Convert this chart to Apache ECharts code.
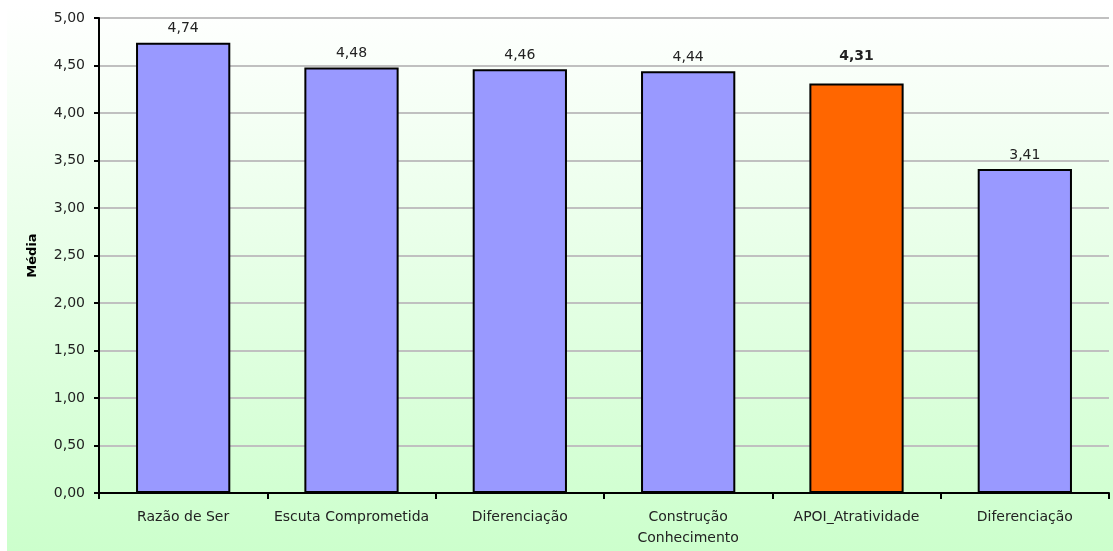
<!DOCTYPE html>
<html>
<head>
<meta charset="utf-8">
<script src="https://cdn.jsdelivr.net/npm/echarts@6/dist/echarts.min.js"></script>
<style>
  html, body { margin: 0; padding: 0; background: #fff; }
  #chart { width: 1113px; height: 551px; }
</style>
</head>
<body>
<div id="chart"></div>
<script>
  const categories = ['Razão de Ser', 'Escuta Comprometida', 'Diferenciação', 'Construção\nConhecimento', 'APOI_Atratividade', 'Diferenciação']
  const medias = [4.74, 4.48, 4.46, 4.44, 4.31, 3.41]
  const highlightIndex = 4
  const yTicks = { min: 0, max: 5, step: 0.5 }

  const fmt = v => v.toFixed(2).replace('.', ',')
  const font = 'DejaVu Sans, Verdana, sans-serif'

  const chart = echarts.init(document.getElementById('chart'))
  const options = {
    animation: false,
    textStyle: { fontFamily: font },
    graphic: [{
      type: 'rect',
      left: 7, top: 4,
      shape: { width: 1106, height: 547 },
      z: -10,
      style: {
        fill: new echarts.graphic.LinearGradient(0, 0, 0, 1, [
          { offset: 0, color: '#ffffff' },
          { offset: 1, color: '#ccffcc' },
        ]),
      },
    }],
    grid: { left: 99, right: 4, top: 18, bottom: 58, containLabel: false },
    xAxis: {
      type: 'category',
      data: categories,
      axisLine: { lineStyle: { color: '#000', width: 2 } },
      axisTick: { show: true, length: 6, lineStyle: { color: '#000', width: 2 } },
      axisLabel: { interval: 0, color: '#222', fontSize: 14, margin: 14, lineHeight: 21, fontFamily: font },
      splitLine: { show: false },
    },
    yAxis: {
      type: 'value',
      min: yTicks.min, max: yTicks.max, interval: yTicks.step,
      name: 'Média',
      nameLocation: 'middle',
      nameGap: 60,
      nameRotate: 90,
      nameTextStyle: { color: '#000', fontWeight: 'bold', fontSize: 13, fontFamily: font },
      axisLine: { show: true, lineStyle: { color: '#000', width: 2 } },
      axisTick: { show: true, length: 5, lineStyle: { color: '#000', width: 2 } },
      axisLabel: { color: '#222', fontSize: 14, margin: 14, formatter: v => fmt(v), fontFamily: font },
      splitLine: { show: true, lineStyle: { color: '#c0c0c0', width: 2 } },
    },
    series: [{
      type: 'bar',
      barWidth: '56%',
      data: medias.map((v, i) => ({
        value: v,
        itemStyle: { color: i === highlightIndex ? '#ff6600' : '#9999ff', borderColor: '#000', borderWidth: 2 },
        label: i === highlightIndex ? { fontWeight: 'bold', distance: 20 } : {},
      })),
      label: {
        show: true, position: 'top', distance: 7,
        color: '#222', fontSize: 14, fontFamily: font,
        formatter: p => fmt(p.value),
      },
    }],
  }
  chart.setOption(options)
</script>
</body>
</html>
--------
# [Stated task]
Reproduce the material above from its first line through the line containing "const font = 'DejaVu", both ends included, and skip every picture.

# [Answer to this exercise]
Convert this chart to Apache ECharts code.
<!DOCTYPE html>
<html>
<head>
<meta charset="utf-8">
<script src="https://cdn.jsdelivr.net/npm/echarts@6/dist/echarts.min.js"></script>
<style>
  html, body { margin: 0; padding: 0; background: #fff; }
  #chart { width: 1113px; height: 551px; }
</style>
</head>
<body>
<div id="chart"></div>
<script>
  const categories = ['Razão de Ser', 'Escuta Comprometida', 'Diferenciação', 'Construção\nConhecimento', 'APOI_Atratividade', 'Diferenciação']
  const medias = [4.74, 4.48, 4.46, 4.44, 4.31, 3.41]
  const highlightIndex = 4
  const yTicks = { min: 0, max: 5, step: 0.5 }

  const fmt = v => v.toFixed(2).replace('.', ',')
  const font = 'DejaVu Sans, Verdana, sans-serif'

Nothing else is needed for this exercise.